Idempotency Table Design

A practical schema looks like this:

CREATE TABLE idempotency_keys (
  key                VARCHAR(128) PRIMARY KEY,
  request_hash       CHAR(64) NOT NULL,
  status             VARCHAR(20) NOT NULL,
  response_code      INT,
  response_body      JSONB,
  resource_type      VARCHAR(50),
  resource_id        VARCHAR(128),
  created_at         TIMESTAMP NOT NULL DEFAULT now(),
  expires_at         TIMESTAMP NOT NULL
);

The key details:

key prevents duplicate processing
request_hash catches accidental key reuse with a different payload
status tracks PROCESSING, SUCCEEDED, or FAILED
response_body enables response replay
expires_at allows cleanup

Do not store idempotency forever. Most APIs use a TTL between 24 hours and 7 days, depending on retry windows and compliance requirements.

The Race Condition

Two identical requests can arrive at the same time. If both check for the key before either inserts it, both may proceed.

Use a unique constraint and insert first:

INSERT INTO idempotency_keys (key, request_hash, status, expires_at)
VALUES (:key, :hash, 'PROCESSING', now() + interval '24 hours')
ON CONFLICT (key) DO NOTHING;

Then check whether your insert won:

if (inserted) {
    // This request owns processing.
    Order order = orderService.createOrder(request);
    saveSuccess(idempotencyKey, 201, order);
    return order;
}

IdempotencyRecord existing = repository.findByKey(idempotencyKey);
if (!existing.requestHash().equals(requestHash)) {
    throw new ConflictException("Idempotency key reused with different request body");
}

if (existing.status().equals("SUCCEEDED")) {
    return existing.responseBody();
}

throw new ConflictException("Request is already being processed");

The unique constraint is the lock. You do not need a distributed lock for the common path.

Should Failed Requests Be Cached?

Cache deterministic failures, not transient failures.

Good to cache:

validation failed
insufficient balance
duplicate business operation
resource not found for this user

Bad to cache:

database timeout
downstream 503
network timeout
unknown internal error

If the failure might succeed on retry, do not permanently bind the idempotency key to that failure. Mark it as failed with a retryable status or delete it after the transaction rolls back.

Request Fingerprinting

The idempotency key alone is not enough. Clients can accidentally reuse a key for a different operation.

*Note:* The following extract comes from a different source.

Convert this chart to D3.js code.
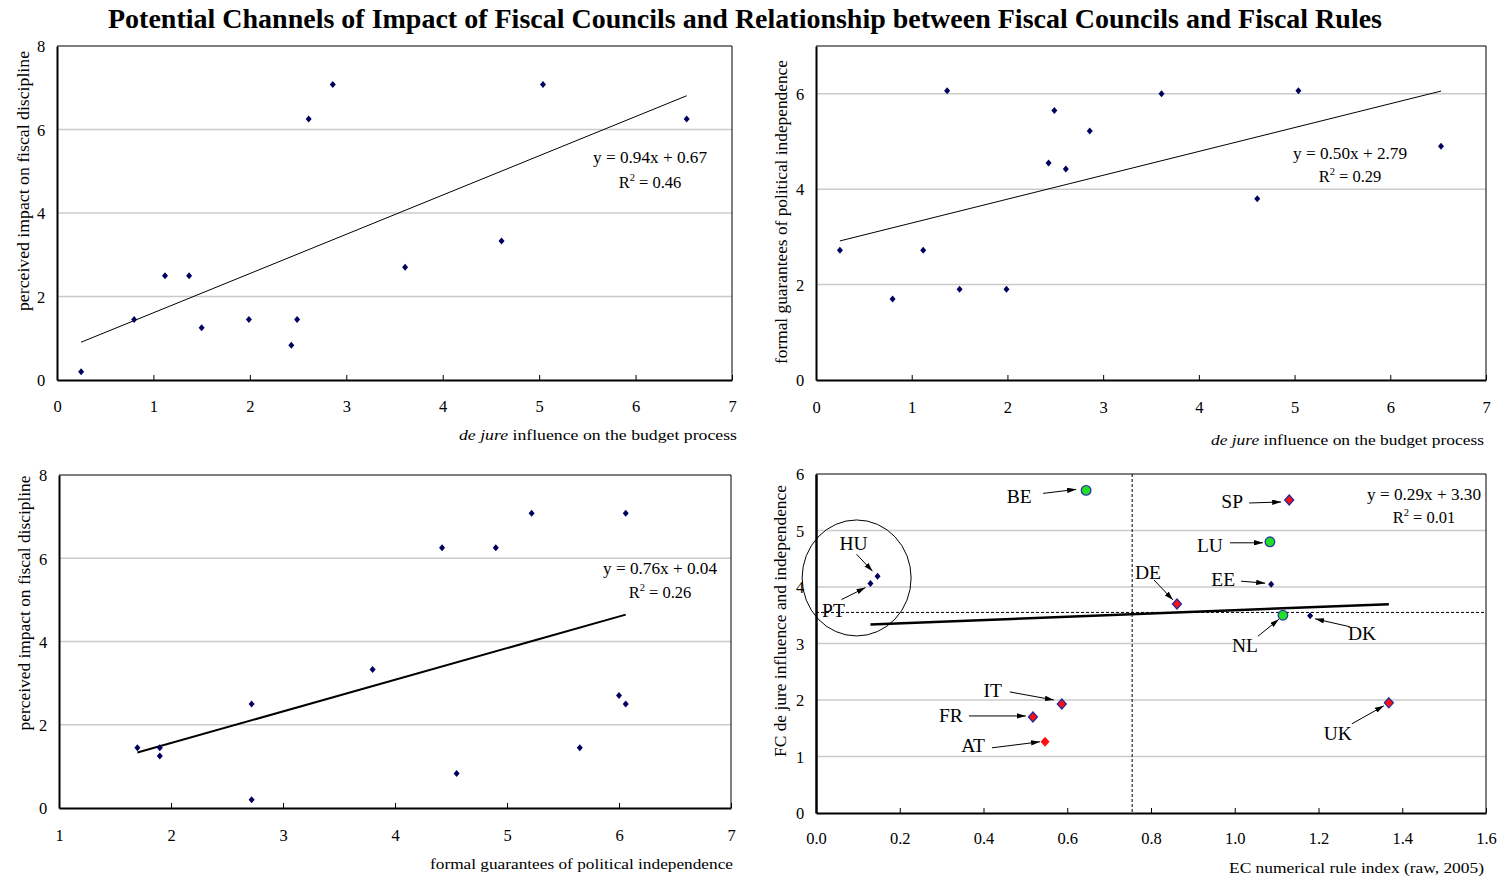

Create a stable hash from the meaningful request fields:

String fingerprint = sha256(
    request.userId() + "|" +
    request.sku() + "|" +
    request.quantity() + "|" +
    request.currency()
);

Do not include unstable fields like timestamps, trace IDs, or auth tokens. The same logical request should produce the same fingerprint.

HTTP Response Semantics

Idempotent APIs should be predictable for clients. A useful convention:

Situation	Response
First request succeeds	`201 Created` or `200 OK`
Same key and same payload after success	Replay original response
Same key but different payload	`409 Conflict`
Same key while first request is processing	`409 Conflict` or `202 Accepted`
Missing key for required endpoint	`400 Bad Request`

For public APIs, replaying the original status code is usually best. If the first request created an order and returned 201, the retry should return the same 201 body or a clearly documented replay response.

Example replay response:

HTTP/1.1 201 Created
Idempotency-Replayed: true
Content-Type: application/json

{
  "orderId": "ord_123",
  "status": "CREATED"
}

That header is not required, but it helps debugging. Clients can tell whether the server performed new work or replayed a previous result.

Full Service Flow

Here is a more complete service flow:

public OrderResponse createOrder(CreateOrderRequest request, String key) {
    if (key == null || key.isBlank()) {
        throw new BadRequestException("Idempotency-Key is required");
    }

    String requestHash = fingerprint(request);
    Optional<IdempotencyRecord> existing = repository.findByKey(key);

    if (existing.isPresent()) {
        return handleExistingRecord(existing.get(), requestHash);
    }

    boolean claimed = repository.tryCreateProcessingRecord(key, requestHash);
    if (!claimed) {
        // Another request inserted the key between findByKey and insert.
        return handleExistingRecord(repository.findByKey(key).orElseThrow(), requestHash);
    }

    try {
        Order order = orderService.create(request);
        OrderResponse response = OrderResponse.from(order);

        repository.markSucceeded(
            key,
            201,
            objectMapper.writeValueAsString(response),
            "ORDER",
            order.getId()
        );

        return response;
    } catch (ValidationException ex) {
        repository.markFailedDeterministically(key, 400, errorBody(ex));
        throw ex;
    } catch (Exception ex) {
        repository.releaseForRetry(key);
        throw ex;
    }
}

The important distinction is deterministic vs transient failure. A validation failure can be saved and replayed. A database timeout should not become the permanent result for that key.

State Machine

Avoid letting idempotency records become ambiguous. Treat them as a small state machine:

NEW -> PROCESSING -> SUCCEEDED
NEW -> PROCESSING -> FAILED_DETERMINISTIC
NEW -> PROCESSING -> RETRYABLE_FAILED

If a request finds PROCESSING, there are two common strategies:

Return 409 Conflict and ask the client to retry later
Return 202 Accepted with a status endpoint

For synchronous APIs, 409 is simpler:

{
  "error": "request_in_progress",
  "message": "A request with this idempotency key is already being processed."
}

For long-running workflows, 202 is better:

HTTP/1.1 202 Accepted
Location: /orders/status/idem_123

The API style should match the operation. Creating a small order should not need polling. Starting a large export job probably should.

TTL and Cleanup Details

TTL is not just a storage decision. It defines how long clients can safely retry.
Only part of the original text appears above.